### Supplied material:

- - -

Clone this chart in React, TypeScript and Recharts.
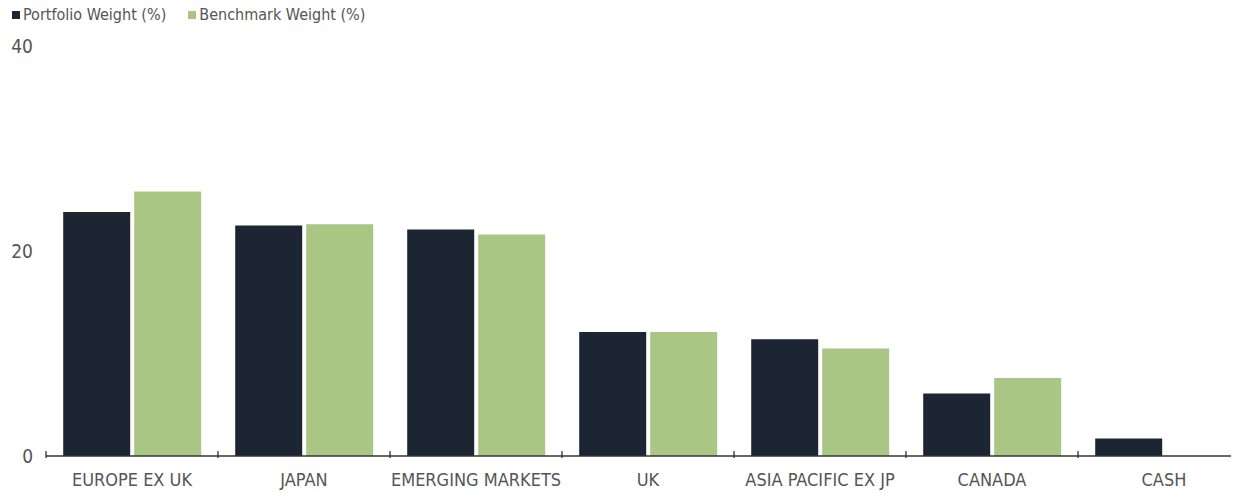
import React from 'react';
import { BarChart, Bar, XAxis, YAxis } from 'recharts';

const categories = ['EUROPE EX UK', 'JAPAN', 'EMERGING MARKETS', 'UK', 'ASIA PACIFIC EX JP', 'CANADA', 'CASH'];
const portfolioWeight = [23.8, 22.5, 22.1, 12.1, 11.4, 6.1, 1.7];
const benchmarkWeight = [25.8, 22.6, 21.6, 12.1, 10.5, 7.6, 0];
const yTicks = [0, 20, 40];

const data = categories.map((c, i) => ({ name: c, portfolio: portfolioWeight[i], benchmark: benchmarkWeight[i] }));

const FONT = '"Liberation Sans Narrow", "DejaVu Sans Condensed", "Liberation Sans", sans-serif';
const DARK = '#1c2632';
const GREEN = '#aac685';
const TEXT = '#555555';

const CHART_W = 1250;
const CHART_H = 492;
const Y_W = 46;
const BAND = (CHART_W - Y_W) / categories.length;

const XTick = (props: any) => {
  const { x, y, payload } = props;
  const bx = x - BAND / 2;
  return (
    <g>
      <line x1={bx} x2={bx} y1={y} y2={y - 7} stroke="#333" strokeWidth={1.3} />
      <text x={x} y={y + 28} textAnchor="middle" fill={TEXT} fontSize={18} fontFamily={FONT}>
        {payload.value}
      </text>
    </g>
  );
};

const LegendRow = () => (
  <div style={{ position: 'absolute', left: 12, top: 5, display: 'flex', alignItems: 'center', fontFamily: FONT, fontSize: 16, color: TEXT }}>
    <span style={{ width: 8, height: 8, background: DARK, display: 'inline-block', marginRight: 3 }} />
    <span style={{ marginRight: 22 }}>Portfolio Weight (%)</span>
    <span style={{ width: 8, height: 8, background: GREEN, display: 'inline-block', marginRight: 3 }} />
    <span>Benchmark Weight (%)</span>
  </div>
);

export default function App() {
  return (
    <div style={{ position: 'relative', width: 1239, height: 492, overflow: 'hidden', margin: '-8px 0 0 -8px', background: '#fff' }}>
      <BarChart width={CHART_W} height={CHART_H} data={data} margin={{ top: 46, right: 0, bottom: 0, left: 0 }} barCategoryGap="10%" barGap={4}>
        <YAxis
          width={Y_W}
          domain={[0, 40]}
          ticks={yTicks}
          axisLine={false}
          tickLine={false}
          tickSize={0}
          tickMargin={13}
          tick={{ fill: TEXT, fontSize: 19, fontFamily: FONT }}
        />
        <XAxis
          dataKey="name"
          height={36}
          axisLine={{ stroke: '#333', strokeWidth: 1.5 }}
          tickLine={false}
          tickSize={0}
          tick={<XTick />}
          interval={0}
        />
        <Bar dataKey="portfolio" fill={DARK} isAnimationActive={false} />
        <Bar dataKey="benchmark" fill={GREEN} isAnimationActive={false} />
      </BarChart>
      <LegendRow />
    </div>
  );
}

- - -

### Exercise requirements:
Skip the pictures, please, and transcribe only the lines from the beginning of the material through the one that contains "const yTicks = [0, 20, 40];".

### Finished task:
Clone this chart in React, TypeScript and Recharts.
import React from 'react';
import { BarChart, Bar, XAxis, YAxis } from 'recharts';

const categories = ['EUROPE EX UK', 'JAPAN', 'EMERGING MARKETS', 'UK', 'ASIA PACIFIC EX JP', 'CANADA', 'CASH'];
const portfolioWeight = [23.8, 22.5, 22.1, 12.1, 11.4, 6.1, 1.7];
const benchmarkWeight = [25.8, 22.6, 21.6, 12.1, 10.5, 7.6, 0];
const yTicks = [0, 20, 40];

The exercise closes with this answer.